Perhaps the readiness of certain women to wear painful designs of shoe should come as no surprise. In 2010, women are still judged on their looks and defined by the clothes they wear much more than men. It is inarguable that looking good for a woman is a much weightier enterprise than it is for a man. But what is perhaps most interesting about the obsessive worship of high heeled shoes is that the women who choose to wear them are adamant that they are wearing them for their own sake – or possibly for other women to admire and appreciate – and certainly not for men.

This is something that struck me quite strongly when chatting to the audience of Shoes at Sadlers Wells. And if their opinion is representative of a wider trend out there, then something has gone horribly wrong.

But maybe the situation is not as bleak as it seems. There are signs that in fashion at least things are changing.

Time for practicality?
As shoe designer Nicholas Kirkwood told me: “Things got to a point a few seasons ago where designers were trying to outdo each other and it just got so extreme, it almost hit an impractical level. As fashion changes and we feel we’ve told that story it’s time to look for something different. And what becomes interesting is that now it’s more about subtleties and comfort and practicality.”

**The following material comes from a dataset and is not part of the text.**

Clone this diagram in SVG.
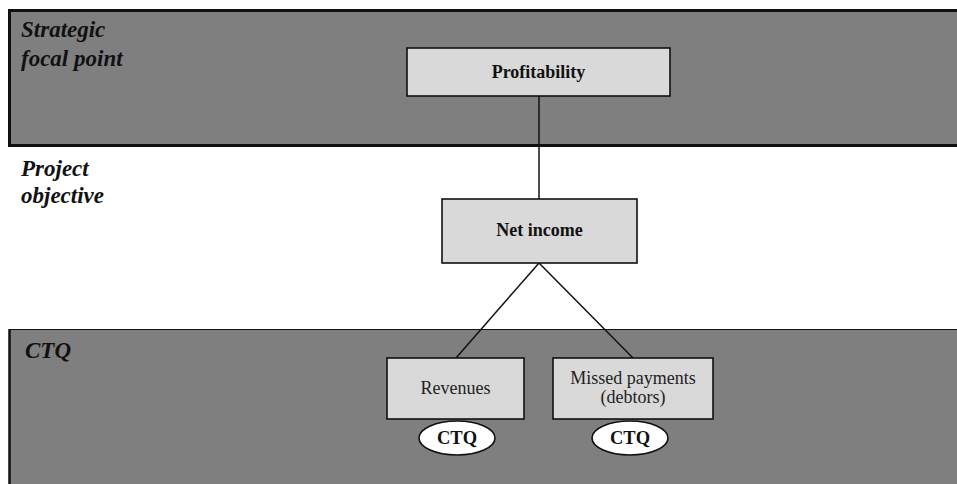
<svg xmlns="http://www.w3.org/2000/svg" width="957" height="484" viewBox="0 0 957 484">
  <style>
    .band { fill: #7f7f7f; stroke: #111; }
    .box { fill: #d9d9d9; stroke: #111; stroke-width: 1.6; }
    .tag { fill: #fff; stroke: #111; stroke-width: 1.6; }
    .lvl { font-family: "Liberation Serif", serif; font-style: italic; font-weight: bold; font-size: 23px; fill: #111; }
    .bt { font-family: "Liberation Serif", serif; font-weight: bold; font-size: 18px; fill: #111; text-anchor: middle; }
    .rt { font-family: "Liberation Serif", serif; font-size: 18px; fill: #222; text-anchor: middle; }
    .ct { font-family: "Liberation Serif", serif; font-weight: bold; font-size: 18.5px; fill: #111; text-anchor: middle; }
    .conn { stroke: #111; stroke-width: 1.5; fill: none; }
  </style>
  <rect width="957" height="484" fill="#fff"/>

  <!-- level bands -->
  <g id="band-strategic">
    <rect class="band" x="9.5" y="10.5" width="960" height="135" stroke-width="3"/>
    <text class="lvl" x="21" y="37">Strategic</text>
    <text class="lvl" x="21" y="66">focal point</text>
  </g>
  <g id="band-project">
    <text class="lvl" x="21" y="176">Project</text>
    <text class="lvl" x="21" y="203">objective</text>
  </g>
  <g id="band-ctq">
    <rect class="band" x="9.5" y="329.5" width="960" height="170" stroke-width="1"/>
    <line x1="9.5" y1="329" x2="9.5" y2="484" stroke="#111" stroke-width="2.5"/>
    <text class="lvl" x="25" y="358">CTQ</text>
  </g>

  <!-- connectors -->
  <g id="connectors">
    <line class="conn" x1="539" y1="96" x2="539" y2="199"/>
    <line class="conn" x1="539" y1="263" x2="456" y2="358"/>
    <line class="conn" x1="539" y1="263" x2="633" y2="358"/>
  </g>

  <g id="node-profitability">
    <rect class="box" x="407" y="48" width="263" height="48"/>
    <text class="bt" x="538.5" y="78">Profitability</text>
  </g>
  <g id="node-net-income">
    <rect class="box" x="442" y="199" width="195" height="64"/>
    <text class="bt" x="539.5" y="236" font-size="19.5">Net income</text>
  </g>
  <g id="node-revenues">
    <rect class="box" x="387" y="358" width="137" height="61"/>
    <text class="rt" x="455.5" y="394">Revenues</text>
  </g>
  <g id="node-missed-payments">
    <rect class="box" x="553" y="358" width="160" height="61"/>
    <text class="rt" x="633" y="384">Missed payments</text>
    <text class="rt" x="633" y="403">(debtors)</text>
  </g>
  <g id="tag-revenues">
    <ellipse class="tag" cx="457" cy="438" rx="38" ry="17"/>
    <text class="ct" x="457" y="444">CTQ</text>
  </g>
  <g id="tag-missed-payments">
    <ellipse class="tag" cx="630" cy="438" rx="38" ry="17"/>
    <text class="ct" x="630" y="444">CTQ</text>
  </g>
</svg>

So is fashion leading the way or responding to a backlash coming from the female consumers themselves? Anecdotally, more and more women are rejecting the idea of suffering for beauty. During rush hour in London it is now common to see women walking to work in trainers, changing into their high heels before they enter the office.

This would have been almost unheard of even ten years ago. Perhaps it has become more common in recent years as the designs of female shoes have become more and more extreme. But if designs are indeed changing and moving back to comfort and practicality, then I for one hope we’ll soon see the day when women don’t have to suffer – either in or out of the office.